Room to innovate

This is with reference to ‘Where is Indian science headed’ by TV Jayan and A Srinivas (India File, January 30). Our education system does not encourage innovation and research. Dedicated and good teachers are a prerequisite for this. Lack of government support for research and innovations also constrains talent. Our leaders look for short-term gains, and do not invest in research and technology. Consequently, scientists and engineers migrate to foreign countries. If we want development, economic growth and employment opportunities for millions of youth we should encourage innovation and research.

Veena Shenoy

Thane, Maharashtra

What about real income?

According to the Economic Survey the economy should grow at 7.75 per cent in the next financial year. People don’t care about statistics or growth projections. They want a reasonable standard of living, which figures cannot guarantee. India should get its fundamentals correct to increase real income or goods and services to expected levels.

S Ramakrishnasayee

Chennai

The Survey rightly points out the need to eliminate embedded taxes expeditiously. The new indirect taxes regime has madeIndia is at a disadvantage even compared to Vietnam, Bangladesh, and Ethiopia. As protectionism by western countries grows, there is a great danger for Indian exports. Like China, India should vigorously pursue the policy of exports-at-any-cost.

A Sathyanarayana

New Delhi

Evidently, the impact of demonetisation and GST is nothing but hard times before the dawn of good days. But one should not miss the point that there was a time when a rupee bought 5 to 10 seers (approximately 7 to 13 kilos) of rice. It does not require an expert to say that the prices of goods and services will not remain the same in the coming days.

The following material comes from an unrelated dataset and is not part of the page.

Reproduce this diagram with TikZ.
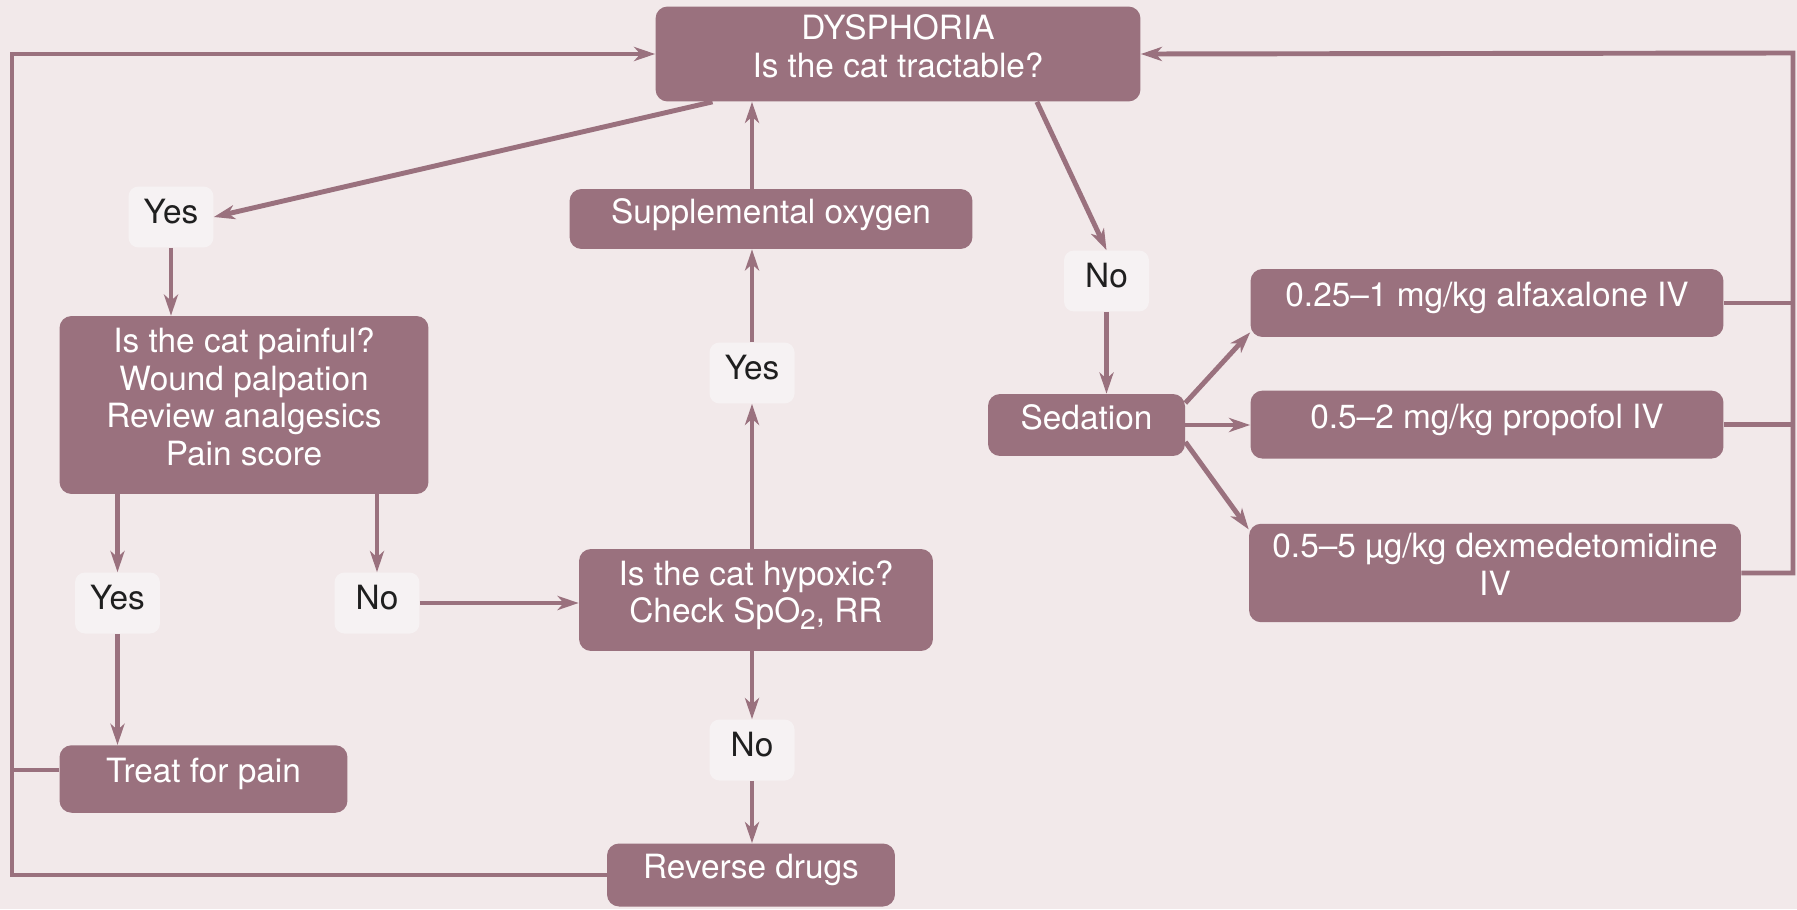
\documentclass[tikz,border=0pt]{standalone}
\usepackage{fontspec}
\setmainfont{TeX Gyre Heros}
\usetikzlibrary{arrows.meta,calc}
\definecolor{mauve}{HTML}{9A717E}
\definecolor{blush}{HTML}{F2E9EA}
\definecolor{chalk}{HTML}{F6F2F3}

\begin{document}
\begin{tikzpicture}[x=0.02cm,y=-0.02cm,
  box/.style={fill=mauve,text=white,rounded corners=0.24cm,align=center,
    inner sep=0pt,text depth=9.5pt,font=\fontsize{19}{21.5}\selectfont},
  ans/.style={fill=chalk,text=black!88,rounded corners=0.2cm,minimum width=1.7cm,
    minimum height=1.22cm,inner sep=0pt,text depth=6pt,font=\fontsize{19}{21.5}\selectfont},
  link/.style={draw=mauve,line width=2.8pt},
  arr/.style={link,-{Stealth[length=12pt,width=8pt,inset=3.5pt]}}]

\newcommand\SubTwo{\raisebox{-0.4ex}{\fontsize{16}{16}\selectfont 2}}

\fill[blush] (0,0) rectangle (1797,909);
\useasboundingbox (0,0) rectangle (1797,909);

%% main column
\node[box,minimum width=9.7cm,minimum height=1.9cm] (dys) at (898,54) {DYSPHORIA\\Is the cat tractable?};
\node[box,minimum width=8.06cm,minimum height=1.2cm] (oxy) at (771,219) {Supplemental oxygen};
\node[ans] (yesC) at (752,373) {Yes};
\node[box,minimum width=7.08cm,minimum height=2.04cm] (hyp) at (756,600) {Is the cat hypoxic?\\Check SpO\SubTwo, RR};
\node[ans] (noB) at (752,750) {No};
\node[box,minimum width=5.76cm,minimum height=1.26cm] (rev) at (751,875) {Reverse drugs};

%% left branch
\node[ans] (yesA) at (171,217) {Yes};
\node[box,minimum width=7.38cm,minimum height=3.56cm] (pain) at (244,405) {Is the cat painful?\\Wound palpation\\Review analgesics\\Pain score};
\node[ans] (yesB) at (117.5,603) {Yes};
\node[ans] (noA) at (377,603) {No};
\node[box,minimum width=5.76cm,minimum height=1.35cm] (treat) at (203.5,779) {Treat for pain};

%% right branch
\node[ans] (noC) at (1106.5,281) {No};
\node[box,minimum width=3.94cm,minimum height=1.24cm] (sed) at (1086.5,425) {Sedation};
\node[box,minimum width=9.46cm,minimum height=1.36cm] (alf) at (1487,303) {0.25–1 mg/kg alfaxalone IV};
\node[box,minimum width=9.46cm,minimum height=1.36cm] (pro) at (1487,424.6) {0.5–2 mg/kg propofol IV};
\node[box,minimum width=9.84cm,minimum height=1.97cm] (dex) at (1495,573) {0.5–5 µg/kg dexmedetomidine\\IV};

\coordinate (lftTop) at (12,54);
\coordinate (rgtTop) at (1793,53);

%% arrows
\draw[arr] ($(dys.south west)!0.118!(dys.south east)$) -- (yesA.east);
\draw[arr] ($(dys.south west)!0.786!(dys.south east)$) -- (noC.north);
\draw[arr] (oxy.north -| yesC) -- (dys.south -| yesC);
\draw[arr] (yesC.north) -- (oxy.south -| yesC);
\draw[arr] (hyp.north -| yesC) -- (yesC.south);
\draw[arr] (hyp.south -| noB) -- (noB.north);
\draw[arr] (noB.south) -- (rev.north -| noB);

\draw[arr] (yesA.south) -- (yesA.south |- pain.north);
\draw[arr] (yesB.north |- pain.south) -- (yesB.north);
\draw[arr] (noA.north |- pain.south) -- (noA.north);
\draw[arr] (yesB.south) -- (treat.north -| yesB);
\draw[arr] (noA.east) -- (noA.east -| hyp.west);

\draw[arr] (noC.south) -- (noC.south |- sed.north);
\draw[arr] ([yshift=0.44cm]sed.east) -- ([yshift=0.1cm]alf.south west);
\draw[arr] (sed.east) -- (sed.east -| pro.west);
\draw[arr] ([yshift=-0.34cm]sed.east) -- ([yshift=-0.12cm]dex.north west);

%% loops back
\draw[arr] (rev.west) -| (lftTop) -- (dys.west);
\draw[link] ([yshift=0.18cm]treat.west) -- ([yshift=0.18cm]treat.west -| lftTop);
\draw[arr] (dex.east) -| (rgtTop) -- (dys.east);
\draw[link] (alf.east) -- (alf.east -| rgtTop);
\draw[link] (pro.east) -- (pro.east -| rgtTop);

\end{tikzpicture}
\end{document}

Decelerated exports and accelerated imports derailed the economy. When real incomes are affected, it is natural that the spending pattern also is affected. The focus of this year’s budget should be on jobs, rural growth, and education.

KV Seetharamaiah

Hassan, Karnataka

With interest rates rising in leading economies we may have little choice but to follow suit. In any case incremental corporate investments have been inelastic to rates for many quarters. Rising key rates will reduce existing corporate bond values and increase cost of their borrowings.

Fiscal incontinence would skew it further. The burden of investment for growth must revert to the Government, and a fiscal overreach is inevitable. A measured fiscal breach may not be hard to sustain as the Survey finds the economy robust overall.

R Narayanan

Navi Mumbai

Arvind Subramanian surmising that the GST has factored in economic growth projections rings true. But climate change affecting India's farm growth is a serious concern. The Survey imploring the Government to be cautious about getting its policies and priorities right in lest it loses its fiscal credibility, and to strengthen private investment and exports, considered to be the engines of sustainable growth, is something the ruling party would ignore at its own peril.

R Prabhu Raj

Bengaluru

Half-hearted

With reference to ‘Air India sell-off: centre should finish what it started, says CEA’ (January 30), , such a transition may not be all that smooth. This gains more prominence as there could still be several ifs and buts to the Government’s half-hearted game plan. Some in the Government themselves do not subscribe to its publicly held views.

And what about politicians 'and senior bureaucrats who have all along treated AI as their personal fiefdom? So, it seems that the Government wishes to eat the cake and have it too. What else could explain the fact that it has not gone on board to privatise it outright?